Мы бы назвали это защитным использованием нуминозного, что, как мы уже видели, играет весьма заметную роль в формировании архетипической системы самосохранения. Я хотел здесь продемонстрировать, что такая защита представляет собой некое поразительное, чудесное образование, но вместе с тем и смертоносное. Юнг недостаточно внимания уделял даймонической, дьявольской стороне нуминозного, его коварству и разрушающему действию в мире фантазии. Он привел прекрасное описание нуминозного как амбивалентности архаичного божества, оставив, однако, нам, его последователям, решение проблемы религии, а также ее значения для клинической практики.
К счастью, Юнг говорит, что реальная терапия состоит не во вхождении в сферу нуминозного, а в «приближении к нуминозному». Здесь мы предприняли попытку показать, что для пациентов, переживших психическую травму, это приближение представляет собой процесс, который состоит из двух стадий. На первой стадии мы встречаемся с негативной, даймонической стороной нуминозного (здесь уместна, например, метафора колдовства). Только после того, как даймонический элемент системы самосохранения распознан и стали поняты его функции во внутреннем мире, только тогда могут быть установлены отношения между Эго и позитивным нуминозным измерением жизни. В мифе об Эроте и Психее, который мы разбирали выше, эту «третью» (символическую) возможность назвали «Радость», она означает рождение нового после тяжелой борьбы, потребовавшей многих жертв – принесения в жертву идентификации с нуминозным, с архетипическими сущностями. Так протекает психотерапия с пациентами, которые выжили благодаря своей системе самосохранения, однако теперь должны отказаться от нее, как этого требует решение задачи укрепления их Эго, ориентированного на реальность.

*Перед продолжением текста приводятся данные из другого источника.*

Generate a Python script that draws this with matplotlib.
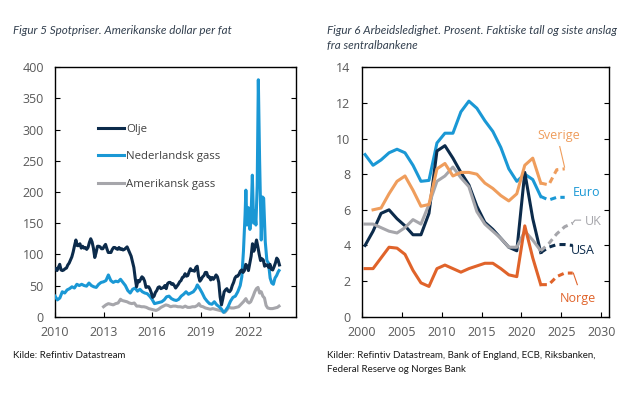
import numpy as np
import matplotlib
matplotlib.use("Agg")
import matplotlib.pyplot as plt

# ---- Figur 5: spotpriser (USD per fat) ----
# Brent, monthly, Jan 2010 - Nov 2023
oil_v = [77, 74, 79, 84, 75, 74, 75, 77, 78, 83, 86, 91,
         96, 104, 114, 123, 114, 114, 117, 110, 113, 110, 111, 108,
         111, 119, 125, 120, 110, 95, 103, 113, 113, 112, 109, 109,
         113, 116, 109, 103, 103, 103, 108, 111, 111, 109, 108, 111,
         108, 109, 107, 108, 110, 112, 107, 102, 97, 88, 79, 62,
         48, 58, 56, 60, 64, 62, 57, 47, 48, 48, 44, 38,
         31, 33, 39, 42, 47, 48, 45, 46, 47, 50, 45, 53,
         55, 55, 52, 53, 50, 46, 49, 52, 56, 58, 63, 64,
         69, 65, 66, 72, 77, 74, 74, 73, 79, 81, 65, 57,
         60, 64, 66, 71, 71, 64, 64, 59, 63, 60, 63, 67,
         64, 55, 32, 19, 29, 40, 43, 45, 41, 40, 43, 50,
         55, 62, 65, 65, 68, 73, 75, 71, 74, 84, 81, 74,
         86, 97, 117, 105, 113, 123, 112, 100, 90, 93, 91, 81,
         83, 83, 79, 84, 76, 75, 80, 86, 94, 91, 83]

ttf_t = [2010.0, 2010.15, 2010.3, 2010.45, 2010.6, 2010.75, 2010.9, 2011.05, 2011.2, 2011.35,
         2011.5, 2011.65, 2011.8, 2011.95, 2012.1, 2012.25, 2012.4, 2012.55, 2012.7, 2012.85,
         2013.0, 2013.15, 2013.3, 2013.45, 2013.6, 2013.75, 2013.9, 2014.05, 2014.2, 2014.35,
         2014.5, 2014.65, 2014.8, 2014.95, 2015.1, 2015.25, 2015.4, 2015.55, 2015.7, 2015.85,
         2016.0, 2016.15, 2016.3, 2016.45, 2016.6, 2016.75, 2016.9, 2017.05, 2017.2, 2017.35,
         2017.5, 2017.65, 2017.8, 2017.95, 2018.1, 2018.25, 2018.4, 2018.55, 2018.7, 2018.8,
         2018.95, 2019.1, 2019.25, 2019.4, 2019.55, 2019.7, 2019.85, 2020.0, 2020.15, 2020.3,
         2020.42, 2020.55, 2020.7, 2020.85, 2021.0, 2021.15, 2021.3, 2021.45, 2021.55, 2021.65,
         2021.75, 2021.8, 2021.87, 2021.95, 2022.05, 2022.12, 2022.2, 2022.28, 2022.35, 2022.42,
         2022.5, 2022.57, 2022.65, 2022.75, 2022.83, 2022.9, 2023.0, 2023.1, 2023.2, 2023.3,
         2023.4, 2023.5, 2023.6, 2023.7, 2023.8, 2023.85]
ttf_v = [33, 27, 30, 40, 38, 43, 45, 48, 46, 52,
         50, 52, 50, 49, 54, 50, 48, 47, 52, 55,
         56, 58, 67, 58, 55, 57, 56, 60, 55, 50,
         42, 38, 44, 46, 41, 44, 40, 38, 37, 33,
         28, 21, 22, 23, 24, 27, 32, 33, 29, 27,
         26, 28, 33, 36, 40, 36, 38, 40, 45, 51,
         45, 38, 30, 25, 21, 20, 24, 19, 16, 12,
         7, 10, 16, 25, 31, 33, 40, 50, 64, 105,
         163, 203, 147, 175, 140, 160, 227, 150, 170, 147,
         210, 380, 250, 123, 192, 190, 120, 90, 86, 62,
         54, 52, 62, 66, 72, 74]

hh_t = [2013.0, 2013.15, 2013.3, 2013.45, 2013.6, 2013.75, 2013.9, 2014.05, 2014.15, 2014.3,
        2014.45, 2014.6, 2014.75, 2014.9, 2015.05, 2015.2, 2015.35, 2015.5, 2015.65, 2015.8,
        2015.95, 2016.1, 2016.25, 2016.4, 2016.55, 2016.7, 2016.85, 2017.0, 2017.15, 2017.3,
        2017.45, 2017.6, 2017.75, 2017.9, 2018.05, 2018.2, 2018.35, 2018.5, 2018.65, 2018.8,
        2018.9, 2019.0, 2019.15, 2019.3, 2019.45, 2019.6, 2019.75, 2019.9, 2020.05, 2020.2,
        2020.35, 2020.5, 2020.6, 2020.75, 2020.9, 2021.05, 2021.2, 2021.35, 2021.5, 2021.65,
        2021.8, 2021.9, 2022.0, 2022.1, 2022.25, 2022.35, 2022.45, 2022.55, 2022.65, 2022.75,
        2022.85, 2022.95, 2023.05, 2023.15, 2023.3, 2023.45, 2023.6, 2023.75, 2023.85]
hh_v = [16, 19, 21, 20, 19, 21, 22, 28, 26, 25,
        24, 22, 21, 22, 17, 17, 16, 16, 15, 13,
        12, 11, 10, 12, 15, 17, 19, 18, 16, 17,
        17, 16, 16, 15, 17, 15, 15, 16, 16, 18,
        21, 17, 16, 14, 13, 12, 13, 12, 11, 10,
        9, 7, 10, 15, 14, 14, 15, 16, 20, 24,
        29, 24, 22, 24, 33, 40, 45, 47, 38, 40,
        33, 30, 18, 14, 13, 13, 14, 15, 17]

# ---- Figur 6: arbeidsledighet (prosent) ----
years = [2000, 2001, 2002, 2003, 2004, 2005, 2006, 2007, 2008, 2009, 2010, 2011,
         2012, 2013, 2014, 2015, 2016, 2017, 2018, 2019, 2020, 2021, 2022]
euro = [9.1, 8.5, 8.8, 9.2, 9.4, 9.2, 8.5, 7.6, 7.65, 9.75, 10.3, 10.3,
        11.5, 12.1, 11.7, 11.0, 10.4, 9.5, 8.3, 7.6, 8.0, 7.7, 6.75]
usa = [4.0, 4.8, 5.8, 6.0, 5.5, 5.1, 4.6, 4.6, 5.8, 9.3, 9.6, 8.9,
       8.1, 7.4, 6.2, 5.3, 4.9, 4.4, 3.9, 3.7, 8.1, 5.5, 3.6]
uk = [5.2, 5.2, 5.0, 4.8, 4.7, 5.0, 5.45, 5.2, 6.3, 7.6, 7.9, 8.4,
      7.8, 7.3, 5.9, 5.2, 4.8, 4.4, 3.9, 3.9, 4.8, 4.3, 3.7]
sverige = [None, 6.0, 6.1, 6.9, 7.6, 7.9, 7.1, 6.2, 6.3, 8.3, 8.6, 7.9,
           8.1, 8.1, 8.0, 7.5, 7.2, 6.8, 6.5, 6.9, 8.5, 8.9, 7.5]
norge = [2.7, 2.7, 3.3, 3.9, 3.85, 3.5, 2.6, 1.9, 1.7, 2.7, 2.9, 2.7,
         2.5, 2.7, 2.85, 3.0, 3.0, 2.7, 2.35, 2.25, 5.1, 3.3, 1.8]

# siste anslag fra sentralbankene (starter i siste faktiske år)
fc_years_3 = [2022, 2023, 2024, 2025]
fc_years_4 = [2022, 2023, 2024, 2025, 2026]
euro_fc = [6.75, 6.55, 6.7, 6.7]
sverige_fc = [7.5, 7.4, 8.25, 8.3]
usa_fc = [3.6, 3.9, 4.05, 4.05, 4.0]
uk_fc = [3.7, 4.1, 4.65, 5.05, 5.25]
norge_fc = [1.8, 1.8, 2.25, 2.45, 2.45]

NAVY = "#0c2b4b"
BLUE = "#1a98d5"
GREY = "#a6a6ab"
LORANGE = "#ef9d5c"
DORANGE = "#e0632a"
TICKCOL = "#595959"

plt.rcParams["font.family"] = ["Open Sans", "DejaVu Sans"]

fig = plt.figure(figsize=(6.41, 3.93), dpi=100)
ax1 = fig.add_axes([0.0858, 0.1941, 0.3760, 0.6347])
ax2 = fig.add_axes([0.5643, 0.1941, 0.3862, 0.6347])

# left panel
oil_t = 2010 + (np.arange(len(oil_v)) + 0.5) / 12
ax1.plot(hh_t, hh_v, color=GREY, lw=2.2, label="Amerikansk gass", zorder=2)
ax1.plot(ttf_t, ttf_v, color=BLUE, lw=2.2, label="Nederlandsk gass", zorder=3)
ax1.plot(oil_t, oil_v, color=NAVY, lw=2.2, label="Olje", zorder=4)
ax1.set_xlim(2010, 2024.9)
ax1.set_ylim(0, 400)
ax1.set_xticks([2010, 2013, 2016, 2019, 2022])
ax1.set_yticks(range(0, 401, 50))
h, l = ax1.get_legend_handles_labels()
ax1.legend(h[::-1], l[::-1], loc="upper left", bbox_to_anchor=(0.135, 0.815), frameon=False,
           handlelength=2.3, handletextpad=0.2, labelspacing=1.45, fontsize=8.2,
           labelcolor="#404040")

# right panel
off = 0.42
x = np.array(years) + off
ax2.plot(x, euro, color=BLUE, lw=2.2)
ax2.plot(x, usa, color=NAVY, lw=2.2)
ax2.plot(x, uk, color=GREY, lw=2.2)
ax2.plot(x, [np.nan if v is None else v for v in sverige], color=LORANGE, lw=2.2)
ax2.plot(x, norge, color=DORANGE, lw=2.2)
dash = (0, (2.0, 1.4))
ax2.plot(np.array(fc_years_3) + off, euro_fc, color=BLUE, lw=2.2, ls=dash)
ax2.plot(np.array(fc_years_3) + off, sverige_fc, color=LORANGE, lw=2.2, ls=dash)
ax2.plot(np.array(fc_years_4) + off, usa_fc, color=NAVY, lw=2.2, ls=dash)
ax2.plot(np.array(fc_years_4) + off, uk_fc, color=GREY, lw=2.2, ls=dash)
ax2.plot(np.array(fc_years_4) + off, norge_fc, color=DORANGE, lw=2.2, ls=dash)

# etiketter med ledelinjer
lab_fs = 9
ax2.text(2024.7, 10.15, "Sverige", color=LORANGE, fontsize=lab_fs, ha="center", va="center")
ax2.plot([2024.8, 2025.4], [9.55, 8.4], color=LORANGE, lw=0.8)
ax2.text(2028.2, 7.0, "Euro", color=BLUE, fontsize=lab_fs, ha="center", va="center")
ax2.text(2029.0, 5.36, "UK", color=GREY, fontsize=lab_fs, ha="center", va="center")
ax2.plot([2026.4, 2026.7, 2027.4], [5.25, 5.42, 5.42], color=GREY, lw=0.8)
ax2.text(2027.7, 3.74, "USA", color=NAVY, fontsize=lab_fs, ha="center", va="center")
ax2.text(2027.1, 1.05, "Norge", color=DORANGE, fontsize=lab_fs, ha="center", va="center")
ax2.plot([2026.5, 2027.0], [2.45, 1.8], color=DORANGE, lw=0.8)

ax2.set_xlim(2000, 2031)
ax2.set_ylim(0, 14)
ax2.set_xticks(range(2000, 2031, 5))
ax2.set_yticks(range(0, 15, 2))

for ax in (ax1, ax2):
    for s in ax.spines.values():
        s.set_linewidth(1.0)
        s.set_color("black")
    ax.tick_params(direction="in", length=3.5, width=0.8, left=True, right=True,
                   bottom=True, top=False, labelsize=9, labelcolor=TICKCOL)
    ax.tick_params(axis="y", pad=8)
    ax.tick_params(axis="x", pad=7)

title_kw = dict(fontsize=8.4, style="italic", color="#33404f", family=["Lato", "DejaVu Sans"])
fig.text(13 / 641, 1 - 31 / 393, "Figur 5 Spotpriser. Amerikanske dollar per fat", va="center", **title_kw)
fig.text(327 / 641, 1 - 31 / 393, "Figur 6 Arbeidsledighet. Prosent. Faktiske tall og siste anslag",
         va="center", **title_kw)
fig.text(327 / 641, 1 - 45 / 393, "fra sentralbankene", va="center", **title_kw)

src_kw = dict(fontsize=7, color="#1a1a1a", family=["Lato", "DejaVu Sans"])
fig.text(13 / 641, 1 - 356 / 393, "Kilde: Refintiv Datastream", va="center", **src_kw)
fig.text(327 / 641, 1 - 356 / 393, "Kilder: Refintiv Datastream, Bank of England, ECB, Riksbanken,",
         va="center", **src_kw)
fig.text(327 / 641, 1 - 370 / 393, "Federal Reserve og Norges Bank", va="center", **src_kw)

fig.savefig("out.png", dpi=100, facecolor="white")
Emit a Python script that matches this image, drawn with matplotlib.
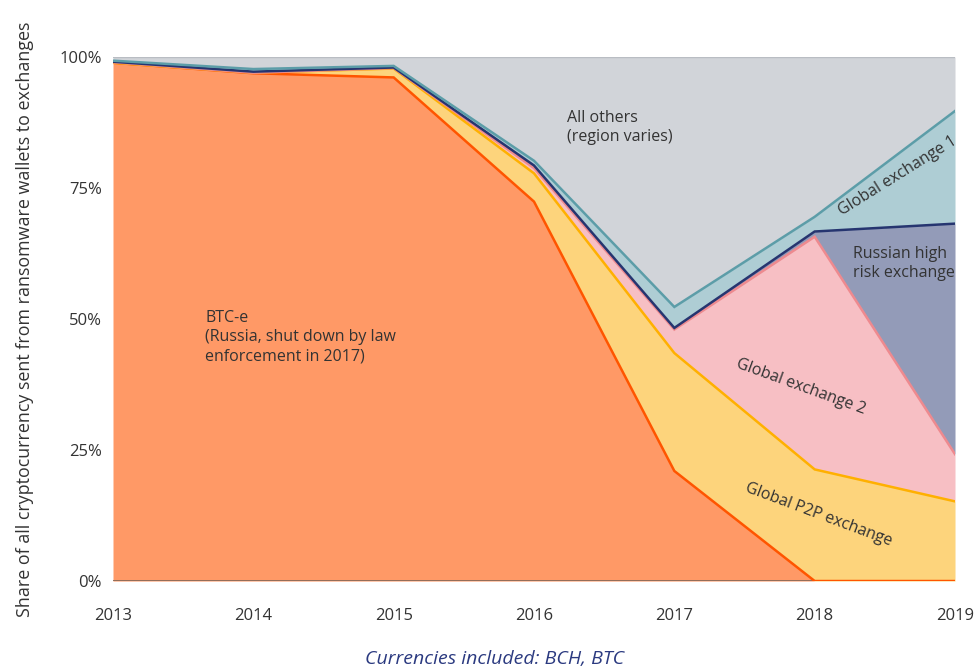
import matplotlib
matplotlib.use("Agg")
import matplotlib.pyplot as plt
import numpy as np

years = [2013, 2014, 2015, 2016, 2017, 2018, 2019]
btc_e = [98.9, 96.9, 96.1, 72.4, 21.0, 0.0, 0.0]
global_p2p = [0.0, 0.1, 1.7, 5.4, 22.5, 21.3, 15.2]
global_ex2 = [0.1, 0.0, 0.1, 1.0, 4.5, 44.4, 9.0]
russian_hr = [0.1, 0.2, 0.1, 0.5, 0.3, 1.0, 44.0]
global_ex1 = [0.2, 0.5, 0.3, 0.9, 4.0, 2.8, 21.5]
all_others = [0.7, 2.3, 1.7, 19.8, 47.7, 30.5, 10.3]

series = [btc_e, global_p2p, global_ex2, russian_hr, global_ex1, all_others]
fills = ["#FF9966", "#FDD47C", "#F7BFC4", "#939BB8", "#AECDD4", "#D1D4D9"]
edges = ["#FF5500", "#FFB000", "#EE8A8F", "#263570", "#5C9DA8", None]

yticks = [0, 25, 50, 75, 100]
ytick_labels = ["0%", "25%", "50%", "75%", "100%"]

plt.rcParams["font.family"] = ["Open Sans", "DejaVu Sans"]
txt = "#333333"

fig = plt.figure(figsize=(9.8, 6.69), dpi=100)
ax = fig.add_axes([0.1153, 0.1315, 0.8592, 0.7833])

x = np.array(years)
data = np.array(series)
cum = np.cumsum(data, axis=0)
bottom = np.zeros(len(years))
for i in range(len(series)):
    ax.fill_between(x, bottom, cum[i], color=fills[i], linewidth=0, zorder=1)
    bottom = cum[i]

ax.axhline(0, color="#8a6a58", lw=1.3, zorder=2)
ax.axhline(100, color="#B9BDC3", lw=1.0, zorder=2)
for i in range(len(series)):
    if edges[i]:
        ax.plot(x, cum[i], color=edges[i], lw=1.8, zorder=3 + i * 0.01,
                solid_joinstyle="miter")

ax.set_xlim(2013, 2019)
ax.set_ylim(0, 100)
ax.set_xticks(years)
ax.set_xticklabels([str(y) for y in years], fontsize=12, color=txt)
ax.set_yticks(yticks)
ax.set_yticklabels(ytick_labels, fontsize=12, color=txt)
ax.tick_params(length=0, pad=8)
ax.tick_params(axis="x", pad=19.5)
for s in ax.spines.values():
    s.set_visible(False)

ax.set_ylabel("Share of all cryptocurrency sent from ransomware wallets to exchanges",
              fontsize=12.9, color=txt, labelpad=18)

kw = dict(fontsize=11.5, color=txt)
ax.text(2013.657, 51.7, "BTC-e\n(Russia, shut down by law\nenforcement in 2017)",
        ha="left", va="top", linespacing=1.25, **kw)
ax.text(2016.236, 89.8, "All others\n(region varies)", ha="left", va="top",
        linespacing=1.25, **kw)
ax.text(2018.59, 77.3, "Global exchange 1", ha="center", va="center", rotation=32, **kw)
ax.text(2018.27, 64.0, "Russian high\nrisk exchange", ha="left", va="top",
        linespacing=1.25, **kw)
ax.text(2017.9, 37.0, "Global exchange 2", ha="center", va="center", rotation=-20, **kw)
ax.text(2018.03, 12.6, "Global P2P exchange", ha="center", va="center", rotation=-20.5, **kw)

fig.text(495 / 980, (669 - 659) / 669, "Currencies included: BCH, BTC", ha="center",
         va="center", fontsize=14, style="italic", color="#2B3A80")

fig.savefig("out.png", dpi=100)
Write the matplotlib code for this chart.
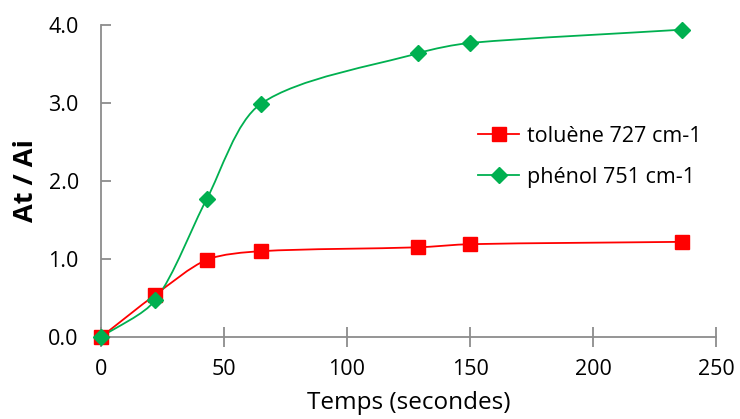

В терапевтической работе мы стремимся к росту и усилению Эго, чтобы оно было в состоянии выдерживать отношения со всеми сторонами нуминозного, его светлым и темным аспектом – отношения, в которых воздается должное как священному измерению нашей духовности, так и материальной/физической стороне нашей жизни.
Фрейд говорил, что задачей психоанализа является преобразование катастрофы невроза (в котором доминирует принцип удовольствия) в повседневные страдания. Фрейд был прав, но, как полагал Юнг, лишь наполовину. Фрейд не понял, что с фантазиями исполнения желаний и блаженными устремлениями невротиков к несбыточным надеждам переплетены универсальные (архетипические) фантазии – и ангельские, и демонические. Мы уже отмечали, что изначально травмированное Эго раздуто этими фигурами архетипической системы самосохранения через идентификацию с ними, однако эти универсальные внутренние «личности» представляют собой первую стадию инкарнации неуничтожимого личностного духа, страстно стремящегося к воплощенному присутствию в «этом мире». Принесение в жертву идентификации с этими структурами, чему и Фрейд и Юнг придавали решающее значение, вовсе не означает разоблачения нуминозного как иллюзии (Фрейд), но является отбрасыванием шелухи раздутой идентификации Эго с нуминозным, что открывает возможность для отношений с ним – и с темным и со светлым его аспектом, в которых есть место для смирения и благодарности, что и составляет сущность религиозной жизни.